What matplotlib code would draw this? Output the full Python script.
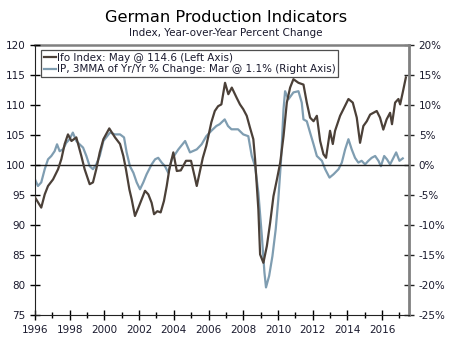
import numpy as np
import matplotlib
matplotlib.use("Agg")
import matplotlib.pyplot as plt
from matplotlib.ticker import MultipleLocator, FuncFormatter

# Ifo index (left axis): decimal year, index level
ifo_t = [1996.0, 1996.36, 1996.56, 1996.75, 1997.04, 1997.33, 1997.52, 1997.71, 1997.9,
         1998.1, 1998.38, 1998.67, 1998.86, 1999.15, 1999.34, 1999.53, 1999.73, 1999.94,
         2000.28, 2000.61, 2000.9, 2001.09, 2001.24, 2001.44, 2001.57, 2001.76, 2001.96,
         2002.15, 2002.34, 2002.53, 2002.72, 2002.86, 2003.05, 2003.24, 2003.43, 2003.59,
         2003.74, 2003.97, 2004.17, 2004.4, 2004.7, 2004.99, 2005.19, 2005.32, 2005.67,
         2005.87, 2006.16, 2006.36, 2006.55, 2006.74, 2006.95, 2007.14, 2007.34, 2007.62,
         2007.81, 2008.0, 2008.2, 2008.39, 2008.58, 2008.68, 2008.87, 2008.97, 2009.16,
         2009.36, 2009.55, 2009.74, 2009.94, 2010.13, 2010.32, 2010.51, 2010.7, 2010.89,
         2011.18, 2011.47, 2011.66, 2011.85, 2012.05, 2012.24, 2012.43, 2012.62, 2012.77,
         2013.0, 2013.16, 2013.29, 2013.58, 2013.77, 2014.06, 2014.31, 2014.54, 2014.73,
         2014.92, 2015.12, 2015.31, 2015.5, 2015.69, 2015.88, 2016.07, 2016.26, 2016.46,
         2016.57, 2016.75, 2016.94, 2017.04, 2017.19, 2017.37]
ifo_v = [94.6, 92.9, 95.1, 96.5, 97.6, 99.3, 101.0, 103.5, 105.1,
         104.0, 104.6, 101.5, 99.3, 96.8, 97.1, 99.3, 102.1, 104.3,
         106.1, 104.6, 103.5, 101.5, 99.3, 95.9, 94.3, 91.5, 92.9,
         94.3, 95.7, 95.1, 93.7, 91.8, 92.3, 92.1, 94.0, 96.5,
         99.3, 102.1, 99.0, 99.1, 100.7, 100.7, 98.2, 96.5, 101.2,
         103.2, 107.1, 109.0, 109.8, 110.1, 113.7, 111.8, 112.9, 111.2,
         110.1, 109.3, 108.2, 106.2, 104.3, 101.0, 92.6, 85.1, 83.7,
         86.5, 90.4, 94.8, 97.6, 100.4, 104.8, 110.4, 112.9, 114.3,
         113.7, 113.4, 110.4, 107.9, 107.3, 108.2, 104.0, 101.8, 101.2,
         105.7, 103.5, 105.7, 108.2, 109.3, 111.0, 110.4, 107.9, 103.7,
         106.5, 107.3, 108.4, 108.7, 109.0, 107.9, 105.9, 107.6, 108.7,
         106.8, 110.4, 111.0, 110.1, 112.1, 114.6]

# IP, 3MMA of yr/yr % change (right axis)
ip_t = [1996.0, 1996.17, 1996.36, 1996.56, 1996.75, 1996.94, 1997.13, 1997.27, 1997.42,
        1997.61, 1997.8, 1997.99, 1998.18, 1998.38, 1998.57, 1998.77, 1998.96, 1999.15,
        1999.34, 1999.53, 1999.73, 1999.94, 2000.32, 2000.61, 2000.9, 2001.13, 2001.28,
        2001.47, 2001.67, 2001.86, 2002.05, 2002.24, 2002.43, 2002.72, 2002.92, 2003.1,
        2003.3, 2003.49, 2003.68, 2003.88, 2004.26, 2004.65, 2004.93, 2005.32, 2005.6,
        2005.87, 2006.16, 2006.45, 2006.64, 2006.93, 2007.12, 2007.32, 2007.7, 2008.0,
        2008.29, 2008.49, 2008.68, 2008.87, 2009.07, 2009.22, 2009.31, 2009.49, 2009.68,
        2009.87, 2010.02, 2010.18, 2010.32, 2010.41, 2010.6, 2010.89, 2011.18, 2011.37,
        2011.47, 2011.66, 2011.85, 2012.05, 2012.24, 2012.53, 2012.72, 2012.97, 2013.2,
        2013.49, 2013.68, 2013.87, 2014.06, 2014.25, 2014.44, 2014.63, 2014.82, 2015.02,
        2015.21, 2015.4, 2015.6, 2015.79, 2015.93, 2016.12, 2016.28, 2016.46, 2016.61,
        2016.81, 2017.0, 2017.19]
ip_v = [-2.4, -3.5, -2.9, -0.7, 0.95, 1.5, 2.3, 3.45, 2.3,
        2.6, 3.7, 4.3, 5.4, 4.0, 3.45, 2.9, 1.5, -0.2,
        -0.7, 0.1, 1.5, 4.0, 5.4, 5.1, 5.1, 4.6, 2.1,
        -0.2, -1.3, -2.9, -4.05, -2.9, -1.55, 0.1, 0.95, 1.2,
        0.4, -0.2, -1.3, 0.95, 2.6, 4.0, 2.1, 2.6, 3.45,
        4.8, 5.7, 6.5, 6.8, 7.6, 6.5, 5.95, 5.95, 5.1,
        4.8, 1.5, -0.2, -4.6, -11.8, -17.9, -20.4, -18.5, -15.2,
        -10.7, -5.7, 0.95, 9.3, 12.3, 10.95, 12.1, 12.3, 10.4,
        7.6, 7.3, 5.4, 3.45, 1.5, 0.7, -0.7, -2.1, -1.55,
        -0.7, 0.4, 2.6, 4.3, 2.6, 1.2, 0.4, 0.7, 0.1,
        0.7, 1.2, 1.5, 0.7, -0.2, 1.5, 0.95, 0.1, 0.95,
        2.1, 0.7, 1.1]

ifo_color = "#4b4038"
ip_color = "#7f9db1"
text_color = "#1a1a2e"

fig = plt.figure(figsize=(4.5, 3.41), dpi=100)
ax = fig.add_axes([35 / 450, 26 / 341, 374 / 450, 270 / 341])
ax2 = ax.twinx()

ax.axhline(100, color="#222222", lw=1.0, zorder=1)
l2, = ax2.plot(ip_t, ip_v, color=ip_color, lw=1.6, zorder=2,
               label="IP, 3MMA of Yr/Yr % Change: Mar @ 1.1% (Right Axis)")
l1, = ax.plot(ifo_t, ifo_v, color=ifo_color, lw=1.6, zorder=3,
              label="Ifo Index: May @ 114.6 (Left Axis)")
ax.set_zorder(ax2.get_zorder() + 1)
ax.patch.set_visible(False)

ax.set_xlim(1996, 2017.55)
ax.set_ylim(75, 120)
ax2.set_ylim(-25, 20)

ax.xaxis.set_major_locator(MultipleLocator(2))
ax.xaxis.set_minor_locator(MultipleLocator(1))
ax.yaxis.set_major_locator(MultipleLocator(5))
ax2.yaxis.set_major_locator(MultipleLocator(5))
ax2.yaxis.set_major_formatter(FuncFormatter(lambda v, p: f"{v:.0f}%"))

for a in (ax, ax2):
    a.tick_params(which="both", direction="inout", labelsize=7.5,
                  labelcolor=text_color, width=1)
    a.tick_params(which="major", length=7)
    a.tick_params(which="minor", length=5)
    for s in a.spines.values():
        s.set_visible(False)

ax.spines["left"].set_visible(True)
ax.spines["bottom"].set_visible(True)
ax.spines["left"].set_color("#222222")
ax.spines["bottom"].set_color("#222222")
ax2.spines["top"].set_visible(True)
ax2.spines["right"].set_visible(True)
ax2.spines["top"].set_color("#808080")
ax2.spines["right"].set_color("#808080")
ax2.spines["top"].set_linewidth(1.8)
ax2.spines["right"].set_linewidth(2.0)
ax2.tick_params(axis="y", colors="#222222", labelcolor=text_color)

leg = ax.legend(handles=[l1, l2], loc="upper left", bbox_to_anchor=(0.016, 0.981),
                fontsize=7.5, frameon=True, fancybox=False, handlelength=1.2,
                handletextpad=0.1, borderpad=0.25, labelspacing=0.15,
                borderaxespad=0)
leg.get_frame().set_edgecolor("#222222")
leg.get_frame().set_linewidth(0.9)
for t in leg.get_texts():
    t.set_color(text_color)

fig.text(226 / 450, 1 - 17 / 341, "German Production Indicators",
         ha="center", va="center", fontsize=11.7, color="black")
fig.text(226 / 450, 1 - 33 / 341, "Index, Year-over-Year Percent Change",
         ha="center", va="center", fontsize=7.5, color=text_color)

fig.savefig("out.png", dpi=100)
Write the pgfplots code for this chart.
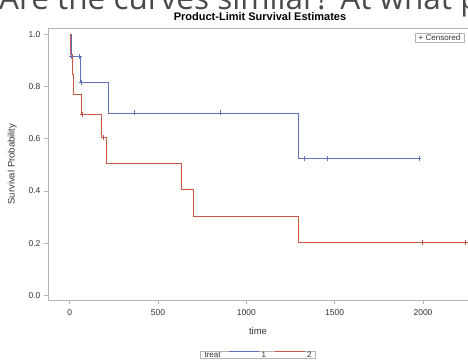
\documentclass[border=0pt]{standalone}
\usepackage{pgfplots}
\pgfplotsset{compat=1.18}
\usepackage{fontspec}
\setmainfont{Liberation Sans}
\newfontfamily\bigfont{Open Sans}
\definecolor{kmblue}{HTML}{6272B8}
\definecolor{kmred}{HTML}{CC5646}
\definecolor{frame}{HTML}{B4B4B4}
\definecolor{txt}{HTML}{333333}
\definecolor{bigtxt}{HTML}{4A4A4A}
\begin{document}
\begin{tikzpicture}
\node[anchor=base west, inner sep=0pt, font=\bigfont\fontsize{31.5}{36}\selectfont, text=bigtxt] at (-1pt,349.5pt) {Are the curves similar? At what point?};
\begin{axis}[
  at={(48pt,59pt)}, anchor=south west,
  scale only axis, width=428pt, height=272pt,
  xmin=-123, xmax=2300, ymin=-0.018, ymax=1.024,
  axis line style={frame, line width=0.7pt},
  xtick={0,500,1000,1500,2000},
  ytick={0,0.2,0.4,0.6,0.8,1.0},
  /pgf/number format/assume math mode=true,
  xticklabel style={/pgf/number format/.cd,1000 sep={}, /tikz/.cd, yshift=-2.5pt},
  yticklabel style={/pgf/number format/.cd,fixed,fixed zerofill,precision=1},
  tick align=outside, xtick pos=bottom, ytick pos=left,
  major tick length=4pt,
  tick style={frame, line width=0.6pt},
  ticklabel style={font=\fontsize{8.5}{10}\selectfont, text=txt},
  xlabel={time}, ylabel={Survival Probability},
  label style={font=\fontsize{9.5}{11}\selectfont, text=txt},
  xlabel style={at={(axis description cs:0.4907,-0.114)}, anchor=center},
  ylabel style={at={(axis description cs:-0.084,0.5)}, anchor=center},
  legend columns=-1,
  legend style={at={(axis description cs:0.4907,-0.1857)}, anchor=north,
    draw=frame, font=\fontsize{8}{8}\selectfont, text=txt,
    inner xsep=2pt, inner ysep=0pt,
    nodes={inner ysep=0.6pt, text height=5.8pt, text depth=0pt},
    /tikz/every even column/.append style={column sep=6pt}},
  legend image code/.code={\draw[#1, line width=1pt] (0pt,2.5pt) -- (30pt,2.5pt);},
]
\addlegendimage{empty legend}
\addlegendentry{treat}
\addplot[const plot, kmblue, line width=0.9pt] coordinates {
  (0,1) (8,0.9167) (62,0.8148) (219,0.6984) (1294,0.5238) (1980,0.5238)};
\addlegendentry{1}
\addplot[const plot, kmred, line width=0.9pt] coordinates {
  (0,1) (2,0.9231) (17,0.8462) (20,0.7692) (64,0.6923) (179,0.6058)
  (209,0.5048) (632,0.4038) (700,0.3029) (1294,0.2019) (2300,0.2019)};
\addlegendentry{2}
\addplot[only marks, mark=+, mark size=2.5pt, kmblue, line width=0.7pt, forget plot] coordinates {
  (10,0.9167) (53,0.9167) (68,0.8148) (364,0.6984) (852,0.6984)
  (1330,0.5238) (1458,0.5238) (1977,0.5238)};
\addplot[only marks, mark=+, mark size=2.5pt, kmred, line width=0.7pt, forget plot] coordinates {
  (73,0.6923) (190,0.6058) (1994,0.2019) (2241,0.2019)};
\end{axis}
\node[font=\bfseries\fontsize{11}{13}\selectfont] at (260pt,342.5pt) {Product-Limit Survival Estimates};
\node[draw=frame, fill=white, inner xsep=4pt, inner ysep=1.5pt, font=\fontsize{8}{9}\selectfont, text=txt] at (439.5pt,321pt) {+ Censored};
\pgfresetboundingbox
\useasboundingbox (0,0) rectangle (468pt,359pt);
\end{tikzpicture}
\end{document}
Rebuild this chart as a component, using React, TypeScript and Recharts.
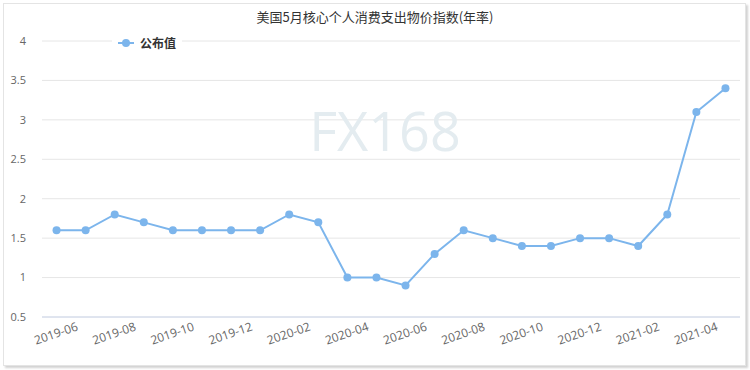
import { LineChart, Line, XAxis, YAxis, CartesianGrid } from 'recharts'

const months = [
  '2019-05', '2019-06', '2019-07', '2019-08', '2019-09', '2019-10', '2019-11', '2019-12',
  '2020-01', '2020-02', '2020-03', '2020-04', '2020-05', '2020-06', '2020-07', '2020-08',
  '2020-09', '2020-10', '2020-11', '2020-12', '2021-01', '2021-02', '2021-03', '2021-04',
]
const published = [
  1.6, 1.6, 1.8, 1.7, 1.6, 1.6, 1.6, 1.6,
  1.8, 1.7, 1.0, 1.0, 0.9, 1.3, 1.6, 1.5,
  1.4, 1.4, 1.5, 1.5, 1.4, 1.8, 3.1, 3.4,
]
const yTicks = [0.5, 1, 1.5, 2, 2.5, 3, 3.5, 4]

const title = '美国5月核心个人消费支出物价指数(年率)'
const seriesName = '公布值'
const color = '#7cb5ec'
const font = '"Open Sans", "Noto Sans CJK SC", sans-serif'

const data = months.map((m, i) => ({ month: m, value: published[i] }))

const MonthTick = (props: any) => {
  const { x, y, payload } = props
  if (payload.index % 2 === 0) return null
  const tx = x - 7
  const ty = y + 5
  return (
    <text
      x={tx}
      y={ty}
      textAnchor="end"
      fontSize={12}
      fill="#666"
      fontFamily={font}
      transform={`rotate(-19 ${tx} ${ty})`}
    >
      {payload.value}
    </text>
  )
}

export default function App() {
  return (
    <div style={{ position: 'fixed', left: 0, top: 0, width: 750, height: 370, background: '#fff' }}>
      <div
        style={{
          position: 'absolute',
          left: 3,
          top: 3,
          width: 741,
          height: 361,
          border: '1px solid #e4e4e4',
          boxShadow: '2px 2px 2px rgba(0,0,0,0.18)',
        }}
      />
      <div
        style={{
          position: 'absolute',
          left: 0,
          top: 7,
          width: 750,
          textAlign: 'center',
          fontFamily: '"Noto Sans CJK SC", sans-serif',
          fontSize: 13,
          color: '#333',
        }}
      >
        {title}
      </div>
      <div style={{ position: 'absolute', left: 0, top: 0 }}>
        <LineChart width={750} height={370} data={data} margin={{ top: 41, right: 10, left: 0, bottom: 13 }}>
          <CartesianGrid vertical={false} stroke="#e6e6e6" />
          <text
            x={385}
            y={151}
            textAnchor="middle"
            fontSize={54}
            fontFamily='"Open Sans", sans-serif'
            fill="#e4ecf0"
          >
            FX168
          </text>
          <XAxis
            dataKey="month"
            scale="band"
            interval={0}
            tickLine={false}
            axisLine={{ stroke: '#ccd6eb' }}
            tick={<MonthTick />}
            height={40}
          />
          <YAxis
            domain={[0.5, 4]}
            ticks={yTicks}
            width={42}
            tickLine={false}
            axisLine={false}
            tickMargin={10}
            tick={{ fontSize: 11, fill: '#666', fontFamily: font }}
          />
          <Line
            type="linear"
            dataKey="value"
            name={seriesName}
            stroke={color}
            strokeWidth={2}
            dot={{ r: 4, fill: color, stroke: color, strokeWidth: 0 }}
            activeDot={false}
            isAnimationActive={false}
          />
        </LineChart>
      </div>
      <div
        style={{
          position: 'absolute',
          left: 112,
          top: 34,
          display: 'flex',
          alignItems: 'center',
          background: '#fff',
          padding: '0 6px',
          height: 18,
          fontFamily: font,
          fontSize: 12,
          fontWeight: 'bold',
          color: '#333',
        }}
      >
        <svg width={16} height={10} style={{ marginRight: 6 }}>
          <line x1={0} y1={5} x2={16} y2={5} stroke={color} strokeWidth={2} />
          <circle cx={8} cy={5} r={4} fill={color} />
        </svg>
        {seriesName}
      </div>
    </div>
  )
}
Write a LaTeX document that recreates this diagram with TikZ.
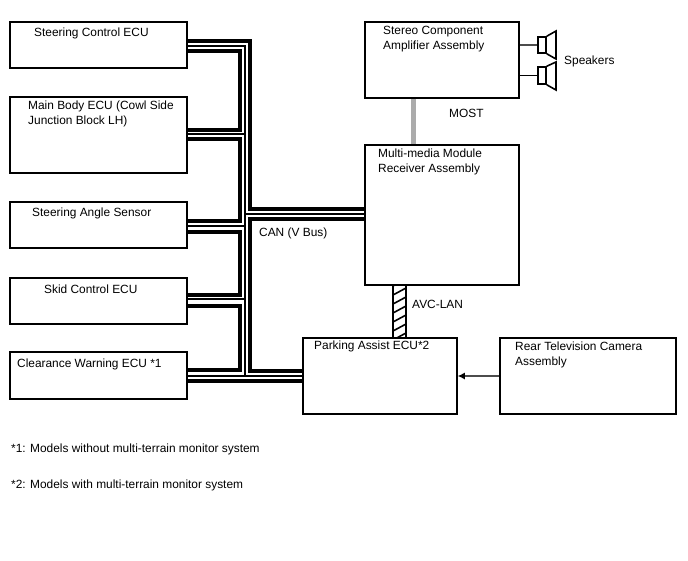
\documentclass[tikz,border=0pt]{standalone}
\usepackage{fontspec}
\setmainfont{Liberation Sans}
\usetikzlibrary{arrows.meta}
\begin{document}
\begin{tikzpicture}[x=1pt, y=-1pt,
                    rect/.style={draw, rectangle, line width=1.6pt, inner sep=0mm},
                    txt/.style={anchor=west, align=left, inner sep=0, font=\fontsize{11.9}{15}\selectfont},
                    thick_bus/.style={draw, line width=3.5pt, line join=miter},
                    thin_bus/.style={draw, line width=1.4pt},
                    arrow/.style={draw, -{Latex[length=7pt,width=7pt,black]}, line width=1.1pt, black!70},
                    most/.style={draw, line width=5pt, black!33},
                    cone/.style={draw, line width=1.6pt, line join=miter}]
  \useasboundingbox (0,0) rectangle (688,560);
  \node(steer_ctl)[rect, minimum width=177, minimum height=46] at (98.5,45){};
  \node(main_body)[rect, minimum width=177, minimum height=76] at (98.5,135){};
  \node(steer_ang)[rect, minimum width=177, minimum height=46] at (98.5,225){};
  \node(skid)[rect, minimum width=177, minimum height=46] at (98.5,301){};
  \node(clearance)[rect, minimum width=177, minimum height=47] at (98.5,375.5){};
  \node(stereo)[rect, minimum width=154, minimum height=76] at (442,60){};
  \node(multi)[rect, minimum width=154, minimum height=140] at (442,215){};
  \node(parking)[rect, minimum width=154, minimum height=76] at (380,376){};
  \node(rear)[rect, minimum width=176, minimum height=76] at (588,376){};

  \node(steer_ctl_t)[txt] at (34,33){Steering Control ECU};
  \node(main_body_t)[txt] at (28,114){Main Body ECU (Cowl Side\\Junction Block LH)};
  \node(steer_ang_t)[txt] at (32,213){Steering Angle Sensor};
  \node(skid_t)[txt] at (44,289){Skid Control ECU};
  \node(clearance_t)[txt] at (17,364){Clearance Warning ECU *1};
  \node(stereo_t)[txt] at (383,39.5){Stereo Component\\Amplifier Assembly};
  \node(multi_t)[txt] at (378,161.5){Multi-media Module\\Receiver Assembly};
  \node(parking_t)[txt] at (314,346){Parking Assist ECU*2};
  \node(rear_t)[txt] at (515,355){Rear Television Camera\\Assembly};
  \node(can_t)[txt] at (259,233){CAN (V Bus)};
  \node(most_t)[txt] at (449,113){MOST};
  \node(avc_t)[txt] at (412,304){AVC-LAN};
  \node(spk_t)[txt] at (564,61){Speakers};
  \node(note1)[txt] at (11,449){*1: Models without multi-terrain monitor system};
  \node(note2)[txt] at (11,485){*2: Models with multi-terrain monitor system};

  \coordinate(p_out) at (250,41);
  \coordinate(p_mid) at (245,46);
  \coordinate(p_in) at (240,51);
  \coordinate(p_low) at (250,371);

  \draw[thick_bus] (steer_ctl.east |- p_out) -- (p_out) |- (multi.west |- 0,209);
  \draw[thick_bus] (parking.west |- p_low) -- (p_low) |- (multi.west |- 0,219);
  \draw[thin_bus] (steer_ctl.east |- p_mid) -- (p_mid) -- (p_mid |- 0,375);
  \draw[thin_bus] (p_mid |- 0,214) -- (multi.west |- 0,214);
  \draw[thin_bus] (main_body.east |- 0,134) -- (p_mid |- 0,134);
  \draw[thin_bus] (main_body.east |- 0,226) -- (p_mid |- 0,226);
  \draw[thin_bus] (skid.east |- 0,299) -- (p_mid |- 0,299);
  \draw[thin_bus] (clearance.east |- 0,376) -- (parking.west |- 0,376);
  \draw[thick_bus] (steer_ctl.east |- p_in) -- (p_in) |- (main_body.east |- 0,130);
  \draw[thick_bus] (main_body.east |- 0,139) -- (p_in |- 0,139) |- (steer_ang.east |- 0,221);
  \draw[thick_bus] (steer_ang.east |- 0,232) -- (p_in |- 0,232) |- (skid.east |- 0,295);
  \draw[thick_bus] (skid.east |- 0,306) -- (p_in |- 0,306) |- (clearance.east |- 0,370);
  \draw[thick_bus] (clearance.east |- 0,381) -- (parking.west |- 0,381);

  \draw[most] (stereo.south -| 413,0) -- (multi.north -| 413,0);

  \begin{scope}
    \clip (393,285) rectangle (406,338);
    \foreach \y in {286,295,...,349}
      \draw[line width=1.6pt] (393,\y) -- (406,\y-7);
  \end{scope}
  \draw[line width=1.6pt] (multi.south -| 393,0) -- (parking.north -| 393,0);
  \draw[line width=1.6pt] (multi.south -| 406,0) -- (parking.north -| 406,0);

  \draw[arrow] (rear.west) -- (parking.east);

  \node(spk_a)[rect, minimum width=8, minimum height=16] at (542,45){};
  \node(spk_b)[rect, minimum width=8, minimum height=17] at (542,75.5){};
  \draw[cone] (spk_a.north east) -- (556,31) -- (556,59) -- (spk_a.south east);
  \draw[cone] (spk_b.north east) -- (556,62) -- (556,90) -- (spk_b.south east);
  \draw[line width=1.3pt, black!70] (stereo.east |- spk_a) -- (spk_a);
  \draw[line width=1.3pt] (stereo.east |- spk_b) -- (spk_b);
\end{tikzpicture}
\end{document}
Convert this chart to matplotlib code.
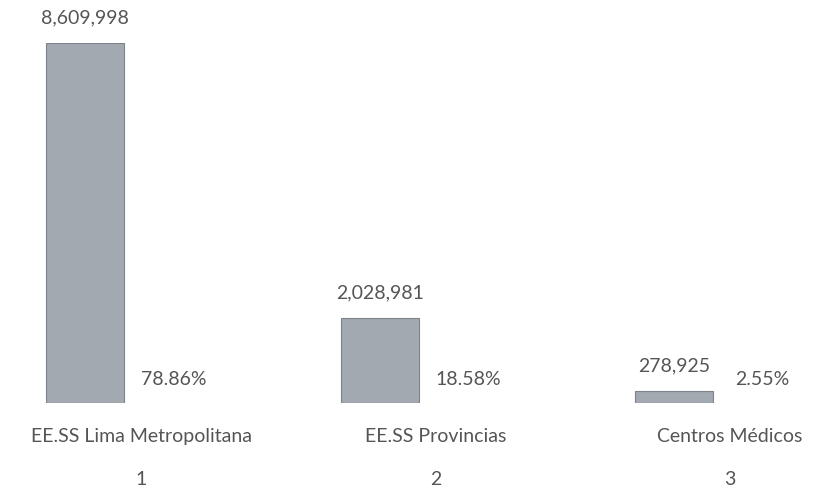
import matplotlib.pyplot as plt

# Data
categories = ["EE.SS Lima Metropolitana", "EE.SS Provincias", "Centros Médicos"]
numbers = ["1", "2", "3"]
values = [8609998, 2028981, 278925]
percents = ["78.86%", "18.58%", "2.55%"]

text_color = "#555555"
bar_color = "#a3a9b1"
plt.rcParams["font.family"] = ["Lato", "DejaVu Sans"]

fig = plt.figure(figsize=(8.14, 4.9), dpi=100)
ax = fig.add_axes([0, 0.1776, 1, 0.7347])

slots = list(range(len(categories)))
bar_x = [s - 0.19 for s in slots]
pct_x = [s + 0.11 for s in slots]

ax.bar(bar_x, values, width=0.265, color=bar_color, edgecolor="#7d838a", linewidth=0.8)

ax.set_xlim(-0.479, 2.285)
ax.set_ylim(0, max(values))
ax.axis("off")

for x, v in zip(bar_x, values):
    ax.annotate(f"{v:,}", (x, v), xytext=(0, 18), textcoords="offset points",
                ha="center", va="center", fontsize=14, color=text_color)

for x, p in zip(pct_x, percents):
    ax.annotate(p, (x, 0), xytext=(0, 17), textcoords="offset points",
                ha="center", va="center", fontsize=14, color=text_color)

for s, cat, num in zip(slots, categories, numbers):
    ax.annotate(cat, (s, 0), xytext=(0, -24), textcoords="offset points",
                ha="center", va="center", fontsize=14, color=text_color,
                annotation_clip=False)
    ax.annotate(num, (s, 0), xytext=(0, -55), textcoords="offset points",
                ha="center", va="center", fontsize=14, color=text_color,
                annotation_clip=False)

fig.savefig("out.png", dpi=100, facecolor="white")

+ + +

▸ Stated task
From the opening line of the entries above to the line containing "from matplotlib.ticker import", please transcribe each line exactly, skipping every picture.

▸ Solution to this task
What matplotlib code would draw this? Output the full Python script.
import numpy as np
import matplotlib
matplotlib.use("Agg")
import matplotlib.pyplot as plt
from matplotlib.ticker import MultipleLocator, FuncFormatter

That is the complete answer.